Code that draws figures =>
>> START
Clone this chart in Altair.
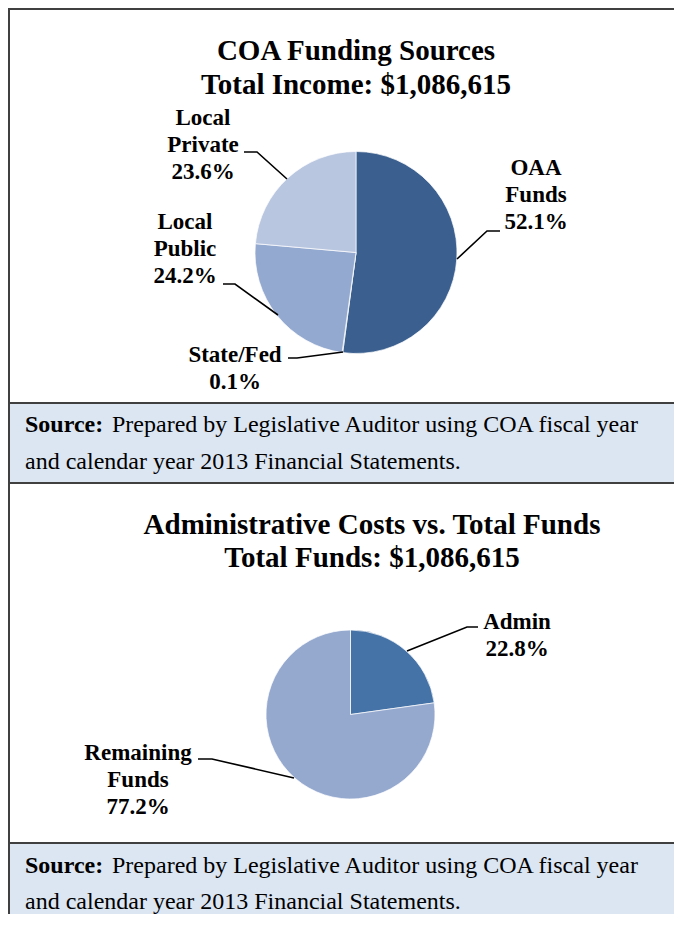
import altair as alt
import pandas as pd

# ---------------- data ----------------
fund_labels = ["OAA Funds", "State/Fed", "Local Public", "Local Private"]
fund_label_lines = [["OAA", "Funds"], ["State/Fed"], ["Local", "Public"], ["Local", "Private"]]
fund_pct = [52.1, 0.1, 24.2, 23.6]

admin_labels = ["Admin", "Remaining Funds"]
admin_label_lines = [["Admin"], ["Remaining", "Funds"]]
admin_pct = [22.8, 77.2]

title1 = ["COA Funding Sources", "Total Income: $1,086,615"]
title2 = ["Administrative Costs vs. Total Funds", "Total Funds: $1,086,615"]
source_bold = "Source:"
source_lines = ["Prepared by Legislative Auditor using COA fiscal year",
                "and calendar year 2013 Financial Statements."]

# ---------------- layout (page pixel coordinates) ----------------
W, H = 666, 906
X0, Y0 = 8, 8          # page position of the chart's top-left corner
FONT = "Liberation Serif"
xs = alt.Scale(domain=[X0, X0 + W], range=[0, W], nice=False, zero=False)
ys = alt.Scale(domain=[Y0, Y0 + H], reverse=True, nice=False, zero=False)

fund_colors = ["#3B5F8E", "#3B5F8E", "#94A9CF", "#B9C6E0"]
admin_colors = ["#4573A7", "#95A9CF"]

pie1 = dict(cx=356, cy=252.5, r=101)
pie2 = dict(cx=350.5, cy=714.5, r=84.5)

fund_label_pos = [(536, 168), (235, 355), (185, 222), (203, 118)]
admin_label_pos = [(517, 622), (138, 753)]
line_h = 27

fund_leaders = [
    [(457, 259), (487, 231), (500, 231)],
    [(343, 352), (297, 358), (288, 358)],
    [(278, 315), (235, 284), (223, 284)],
    [(287, 179), (257, 152), (244, 152)],
]
admin_leaders = [
    [(407, 651), (467, 627), (478, 627)],
    [(294, 778), (212, 759), (198, 759)],
]


def X(f="x"):
    return alt.X(f"{f}:Q", scale=xs, axis=None)


def Y(f="y"):
    return alt.Y(f"{f}:Q", scale=ys, axis=None)


layers = []

# source boxes
boxes = pd.DataFrame([
    {"x": X0, "x2": X0 + W, "y": 403, "y2": 483},
    {"x": X0, "x2": X0 + W, "y": 843, "y2": Y0 + H},
])
layers.append(alt.Chart(boxes).mark_rect(color="#DCE6F2").encode(
    x=X(), x2="x2:Q", y=Y(), y2="y2:Q"))

# frame lines
hlines = pd.DataFrame([
    {"x": X0, "x2": X0 + W, "y": Y0 + 1},
    {"x": X0, "x2": X0 + W, "y": 403},
    {"x": X0, "x2": X0 + W, "y": 483},
    {"x": X0, "x2": X0 + W, "y": 843},
])
layers.append(alt.Chart(hlines).mark_rule(color="#404040", strokeWidth=2).encode(
    x=X(), x2="x2:Q", y=Y()))
vlines = pd.DataFrame([{"x": X0 + 1, "y": Y0, "y2": Y0 + H}])
layers.append(alt.Chart(vlines).mark_rule(color="#404040", strokeWidth=2).encode(
    x=X(), y=Y(), y2="y2:Q"))


def pie_layer(labels, pct, colors, geo):
    df = pd.DataFrame({"label": labels, "pct": pct, "idx": list(range(len(labels))),
                       "cx": geo["cx"], "cy": geo["cy"]})
    return alt.Chart(df).mark_arc(outerRadius=geo["r"], stroke="white", strokeWidth=0.7).encode(
        x=X("cx"), y=Y("cy"),
        theta=alt.Theta("pct:Q", stack=True),
        order=alt.Order("idx:Q"),
        color=alt.Color("label:N", scale=alt.Scale(domain=labels, range=colors), legend=None),
    )


def label_layer(lines, pct, pos):
    rows = []
    for ls, p, (x, y) in zip(lines, pct, pos):
        for i, t in enumerate(ls + [f"{p:.1f}%"]):
            rows.append({"x": x, "y": y + i * line_h, "t": t})
    return alt.Chart(pd.DataFrame(rows)).mark_text(
        font=FONT, fontSize=23, fontWeight="bold", color="black", align="center", baseline="middle"
    ).encode(x=X(), y=Y(), text="t:N")


def leader_layer(leaders):
    rows = []
    for k, pts in enumerate(leaders):
        for j, (x, y) in enumerate(pts):
            rows.append({"k": k, "j": j, "x": x, "y": y})
    return alt.Chart(pd.DataFrame(rows)).mark_line(color="black", strokeWidth=1.6).encode(
        x=X(), y=Y(), detail="k:N", order="j:Q")


def title_layer(lines, cx, ys_):
    df = pd.DataFrame({"t": lines, "x": cx, "y": ys_})
    return alt.Chart(df).mark_text(
        font=FONT, fontSize=29, fontWeight="bold", color="black", align="center", baseline="middle"
    ).encode(x=X(), y=Y(), text="t:N")


def source_layer(y1, y2):
    bold = pd.DataFrame({"t": [source_bold], "x": [25], "y": [y1]})
    reg = pd.DataFrame({"t": source_lines, "x": [112, 25], "y": [y1, y2]})
    a = alt.Chart(bold).mark_text(font=FONT, fontSize=24, fontWeight="bold", color="black",
                                  align="left", baseline="middle").encode(x=X(), y=Y(), text="t:N")
    b = alt.Chart(reg).mark_text(font=FONT, fontSize=24, color="black",
                                 align="left", baseline="middle").encode(x=X(), y=Y(), text="t:N")
    return [a, b]


layers.append(pie_layer(fund_labels, fund_pct, fund_colors, pie1))
layers.append(pie_layer(admin_labels, admin_pct, admin_colors, pie2))
layers.append(leader_layer(fund_leaders + admin_leaders))
layers.append(label_layer(fund_label_lines, fund_pct, fund_label_pos))
layers.append(label_layer(admin_label_lines, admin_pct, admin_label_pos))
layers.append(title_layer(title1, 356, [51, 85]))
layers.append(title_layer(title2, 372, [525, 558]))
layers += source_layer(425, 462)
layers += source_layer(866, 902)

chart = alt.layer(*layers).resolve_scale(
    theta="independent", color="independent"
).properties(
    width=W, height=H, padding=0, autosize=alt.AutoSizeParams(type="none"),
    background="white",
).configure_view(stroke=None)

chart.save("out.html", embed_options={"renderer": "svg", "actions": False})
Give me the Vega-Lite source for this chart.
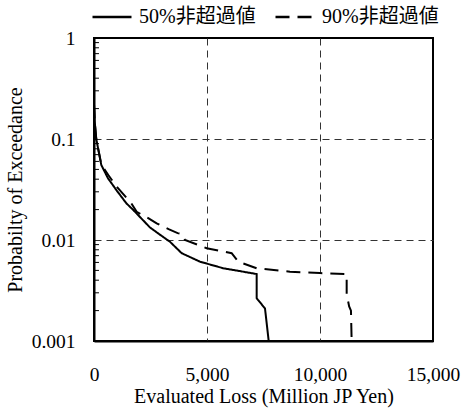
>> END
Aim => Search the records for the word "this" and copy every line where it occurs.

Task result =>
Clone this chart in Altair.
Give me the Vega-Lite source for this chart.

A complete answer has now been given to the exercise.